→ BRIEF
In the listing below, count the lines containing the string "matplotlib" and state only the number.

→ TASK INPUTS
[Start]
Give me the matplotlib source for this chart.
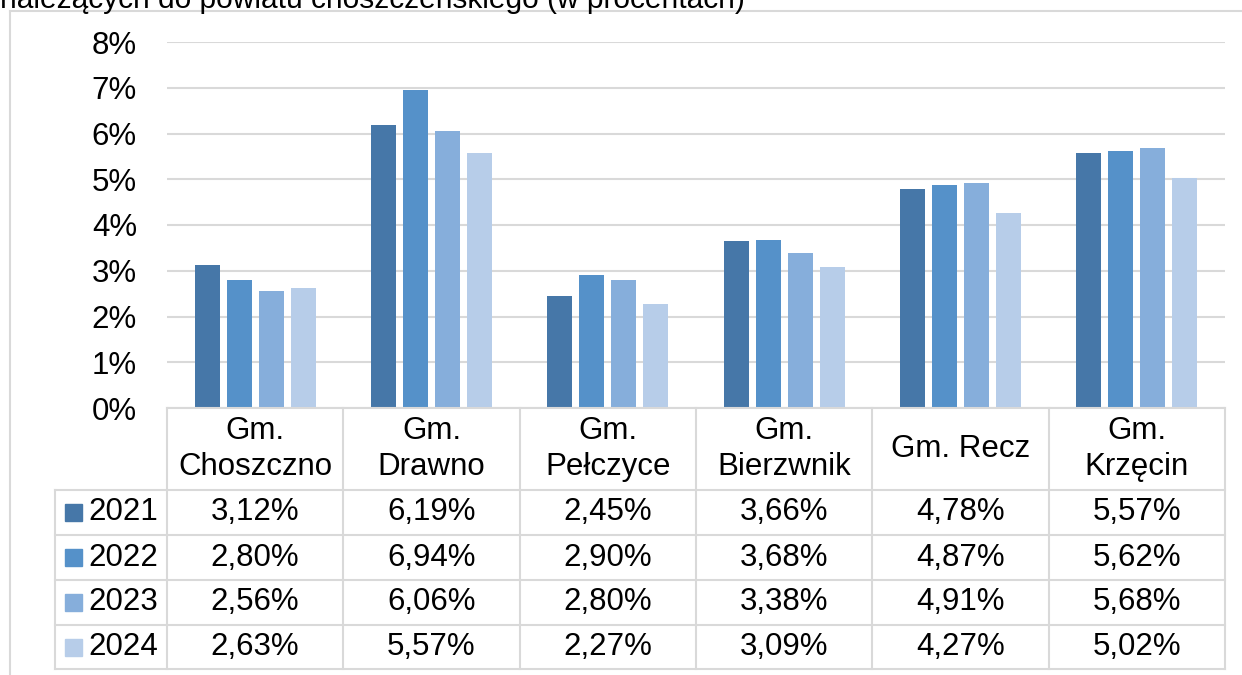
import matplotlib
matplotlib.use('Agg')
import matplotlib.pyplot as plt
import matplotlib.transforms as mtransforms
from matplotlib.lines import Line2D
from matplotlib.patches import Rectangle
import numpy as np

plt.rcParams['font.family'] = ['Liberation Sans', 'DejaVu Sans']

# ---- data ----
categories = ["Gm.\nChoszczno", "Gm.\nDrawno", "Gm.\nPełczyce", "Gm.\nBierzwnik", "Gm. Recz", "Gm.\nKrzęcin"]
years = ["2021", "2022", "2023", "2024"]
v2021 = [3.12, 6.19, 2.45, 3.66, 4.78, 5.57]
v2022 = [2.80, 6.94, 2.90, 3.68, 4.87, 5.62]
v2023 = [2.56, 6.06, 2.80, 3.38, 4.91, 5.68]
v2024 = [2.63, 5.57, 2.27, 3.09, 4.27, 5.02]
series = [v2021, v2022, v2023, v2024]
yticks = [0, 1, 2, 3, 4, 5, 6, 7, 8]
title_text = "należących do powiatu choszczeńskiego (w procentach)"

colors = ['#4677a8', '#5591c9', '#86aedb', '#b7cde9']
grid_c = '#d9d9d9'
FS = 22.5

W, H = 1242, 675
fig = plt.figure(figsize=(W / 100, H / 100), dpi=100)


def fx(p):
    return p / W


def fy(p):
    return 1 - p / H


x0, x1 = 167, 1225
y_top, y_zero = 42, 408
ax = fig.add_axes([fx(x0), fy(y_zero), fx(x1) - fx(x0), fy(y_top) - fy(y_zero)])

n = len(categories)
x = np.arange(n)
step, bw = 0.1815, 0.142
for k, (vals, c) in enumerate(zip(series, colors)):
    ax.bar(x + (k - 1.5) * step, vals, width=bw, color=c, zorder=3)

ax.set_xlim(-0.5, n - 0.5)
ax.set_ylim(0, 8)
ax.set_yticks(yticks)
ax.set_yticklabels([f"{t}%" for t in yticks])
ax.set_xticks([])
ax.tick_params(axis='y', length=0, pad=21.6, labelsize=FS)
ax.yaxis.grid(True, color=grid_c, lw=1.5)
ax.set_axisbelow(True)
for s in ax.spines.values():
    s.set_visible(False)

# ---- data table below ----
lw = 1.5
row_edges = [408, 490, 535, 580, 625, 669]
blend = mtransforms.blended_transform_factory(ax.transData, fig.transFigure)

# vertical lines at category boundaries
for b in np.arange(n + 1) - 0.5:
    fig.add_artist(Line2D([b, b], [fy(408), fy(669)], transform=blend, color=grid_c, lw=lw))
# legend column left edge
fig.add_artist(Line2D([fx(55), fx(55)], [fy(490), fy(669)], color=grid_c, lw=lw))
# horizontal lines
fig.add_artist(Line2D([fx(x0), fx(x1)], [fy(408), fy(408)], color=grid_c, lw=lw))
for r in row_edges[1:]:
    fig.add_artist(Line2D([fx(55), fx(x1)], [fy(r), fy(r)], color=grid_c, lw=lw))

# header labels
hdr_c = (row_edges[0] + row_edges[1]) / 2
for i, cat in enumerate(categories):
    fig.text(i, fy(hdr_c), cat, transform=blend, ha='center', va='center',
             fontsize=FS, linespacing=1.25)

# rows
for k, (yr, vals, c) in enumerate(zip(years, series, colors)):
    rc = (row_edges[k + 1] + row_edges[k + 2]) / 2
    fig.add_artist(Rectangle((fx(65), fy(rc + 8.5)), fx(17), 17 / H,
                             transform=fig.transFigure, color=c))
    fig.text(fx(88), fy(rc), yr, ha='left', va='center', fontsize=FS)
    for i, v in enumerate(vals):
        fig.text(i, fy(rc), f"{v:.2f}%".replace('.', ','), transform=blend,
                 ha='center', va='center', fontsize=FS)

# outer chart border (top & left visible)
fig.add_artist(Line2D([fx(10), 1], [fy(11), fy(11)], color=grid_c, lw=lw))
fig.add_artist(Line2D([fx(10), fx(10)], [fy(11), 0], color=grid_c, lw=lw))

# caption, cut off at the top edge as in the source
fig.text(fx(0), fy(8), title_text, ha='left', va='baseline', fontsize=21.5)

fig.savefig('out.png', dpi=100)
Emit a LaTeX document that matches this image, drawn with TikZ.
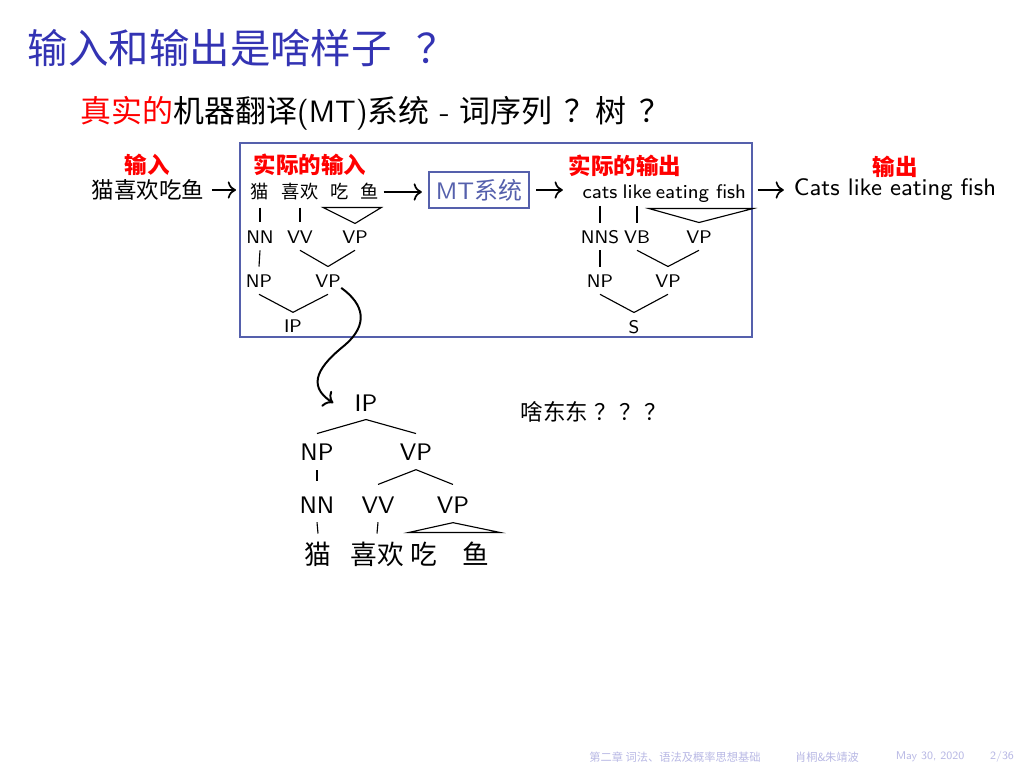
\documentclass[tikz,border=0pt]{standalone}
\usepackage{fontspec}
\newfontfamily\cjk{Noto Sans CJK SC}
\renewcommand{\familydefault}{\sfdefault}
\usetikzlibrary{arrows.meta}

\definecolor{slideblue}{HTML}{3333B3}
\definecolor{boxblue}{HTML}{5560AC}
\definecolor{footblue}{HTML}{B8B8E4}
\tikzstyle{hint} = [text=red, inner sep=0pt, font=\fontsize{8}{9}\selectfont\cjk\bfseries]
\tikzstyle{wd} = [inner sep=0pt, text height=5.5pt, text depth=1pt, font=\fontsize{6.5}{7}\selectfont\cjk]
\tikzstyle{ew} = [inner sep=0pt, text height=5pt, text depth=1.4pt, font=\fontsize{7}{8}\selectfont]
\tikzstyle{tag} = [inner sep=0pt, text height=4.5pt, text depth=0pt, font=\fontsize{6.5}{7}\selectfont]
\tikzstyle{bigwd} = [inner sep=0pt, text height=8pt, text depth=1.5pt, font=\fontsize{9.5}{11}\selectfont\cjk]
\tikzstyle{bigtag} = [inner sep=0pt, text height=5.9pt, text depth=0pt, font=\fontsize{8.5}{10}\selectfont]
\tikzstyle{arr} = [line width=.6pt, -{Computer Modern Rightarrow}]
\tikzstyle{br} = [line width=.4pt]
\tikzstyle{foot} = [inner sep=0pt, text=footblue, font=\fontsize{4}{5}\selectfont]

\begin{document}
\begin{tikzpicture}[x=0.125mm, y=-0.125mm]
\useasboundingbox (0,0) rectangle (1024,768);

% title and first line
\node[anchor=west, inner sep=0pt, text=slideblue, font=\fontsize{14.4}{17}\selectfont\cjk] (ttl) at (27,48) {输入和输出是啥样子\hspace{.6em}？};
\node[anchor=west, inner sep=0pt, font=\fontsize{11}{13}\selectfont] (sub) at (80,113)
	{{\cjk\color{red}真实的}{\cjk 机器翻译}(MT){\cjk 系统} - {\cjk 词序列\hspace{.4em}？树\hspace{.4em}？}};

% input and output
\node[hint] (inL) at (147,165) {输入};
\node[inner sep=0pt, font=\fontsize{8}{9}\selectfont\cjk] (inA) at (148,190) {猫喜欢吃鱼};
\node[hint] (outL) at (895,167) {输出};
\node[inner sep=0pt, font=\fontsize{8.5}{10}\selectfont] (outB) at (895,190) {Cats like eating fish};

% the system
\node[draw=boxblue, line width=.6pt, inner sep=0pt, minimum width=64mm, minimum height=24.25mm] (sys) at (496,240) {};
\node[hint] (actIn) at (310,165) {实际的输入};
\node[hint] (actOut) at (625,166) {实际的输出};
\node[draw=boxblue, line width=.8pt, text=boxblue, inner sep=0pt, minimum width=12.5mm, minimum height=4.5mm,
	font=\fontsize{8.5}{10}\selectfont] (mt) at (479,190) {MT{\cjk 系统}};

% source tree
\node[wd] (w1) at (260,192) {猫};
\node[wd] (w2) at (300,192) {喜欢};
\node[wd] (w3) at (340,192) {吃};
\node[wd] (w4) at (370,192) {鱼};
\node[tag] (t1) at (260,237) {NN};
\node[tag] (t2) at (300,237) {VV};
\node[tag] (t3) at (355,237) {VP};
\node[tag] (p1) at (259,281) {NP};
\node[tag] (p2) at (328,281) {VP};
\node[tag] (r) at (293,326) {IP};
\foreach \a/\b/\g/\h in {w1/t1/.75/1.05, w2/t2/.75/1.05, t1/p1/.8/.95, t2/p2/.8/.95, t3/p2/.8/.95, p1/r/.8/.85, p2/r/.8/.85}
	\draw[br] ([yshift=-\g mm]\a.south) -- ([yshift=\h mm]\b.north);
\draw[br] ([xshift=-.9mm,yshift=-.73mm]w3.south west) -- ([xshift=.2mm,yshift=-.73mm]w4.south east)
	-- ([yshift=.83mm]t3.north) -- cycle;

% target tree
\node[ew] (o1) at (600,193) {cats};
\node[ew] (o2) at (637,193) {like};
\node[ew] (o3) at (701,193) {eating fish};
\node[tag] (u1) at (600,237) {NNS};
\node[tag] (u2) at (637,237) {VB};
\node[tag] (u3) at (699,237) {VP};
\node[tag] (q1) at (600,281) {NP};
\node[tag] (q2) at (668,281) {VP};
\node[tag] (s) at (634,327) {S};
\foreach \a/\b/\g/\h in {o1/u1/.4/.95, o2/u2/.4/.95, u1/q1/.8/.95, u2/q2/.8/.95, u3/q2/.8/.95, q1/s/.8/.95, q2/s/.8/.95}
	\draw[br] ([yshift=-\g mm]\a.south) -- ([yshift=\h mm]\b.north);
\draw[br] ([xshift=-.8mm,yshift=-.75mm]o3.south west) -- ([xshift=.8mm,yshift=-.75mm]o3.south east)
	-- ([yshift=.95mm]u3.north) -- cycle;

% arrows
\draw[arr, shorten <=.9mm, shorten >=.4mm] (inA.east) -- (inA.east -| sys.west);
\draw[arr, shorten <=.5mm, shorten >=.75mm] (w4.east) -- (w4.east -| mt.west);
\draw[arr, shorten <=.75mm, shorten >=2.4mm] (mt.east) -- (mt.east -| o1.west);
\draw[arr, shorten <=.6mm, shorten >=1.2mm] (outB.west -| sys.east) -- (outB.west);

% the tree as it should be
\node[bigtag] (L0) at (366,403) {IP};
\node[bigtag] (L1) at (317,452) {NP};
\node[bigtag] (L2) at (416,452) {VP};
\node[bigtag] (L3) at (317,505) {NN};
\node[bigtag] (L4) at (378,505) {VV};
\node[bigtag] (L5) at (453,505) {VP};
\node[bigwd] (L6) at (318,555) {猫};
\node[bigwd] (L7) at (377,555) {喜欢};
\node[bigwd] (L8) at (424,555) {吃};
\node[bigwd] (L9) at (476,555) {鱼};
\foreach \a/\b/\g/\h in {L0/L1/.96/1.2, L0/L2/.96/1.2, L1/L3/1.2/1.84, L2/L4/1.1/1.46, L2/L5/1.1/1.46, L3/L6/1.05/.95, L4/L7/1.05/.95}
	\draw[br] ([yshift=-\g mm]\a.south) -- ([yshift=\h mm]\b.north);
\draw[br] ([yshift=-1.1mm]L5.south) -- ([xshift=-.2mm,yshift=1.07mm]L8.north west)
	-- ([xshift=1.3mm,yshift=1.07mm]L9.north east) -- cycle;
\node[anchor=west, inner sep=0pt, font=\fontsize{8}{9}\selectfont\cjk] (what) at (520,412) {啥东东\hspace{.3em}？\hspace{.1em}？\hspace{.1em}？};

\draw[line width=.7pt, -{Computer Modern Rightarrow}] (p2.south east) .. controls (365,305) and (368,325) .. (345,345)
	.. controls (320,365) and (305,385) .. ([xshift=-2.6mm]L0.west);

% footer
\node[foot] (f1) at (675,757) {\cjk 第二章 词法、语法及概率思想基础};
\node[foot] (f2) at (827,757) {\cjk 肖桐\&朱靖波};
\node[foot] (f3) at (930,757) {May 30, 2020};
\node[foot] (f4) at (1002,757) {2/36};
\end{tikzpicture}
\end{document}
[End]
→ EXERCISE OUTPUT
7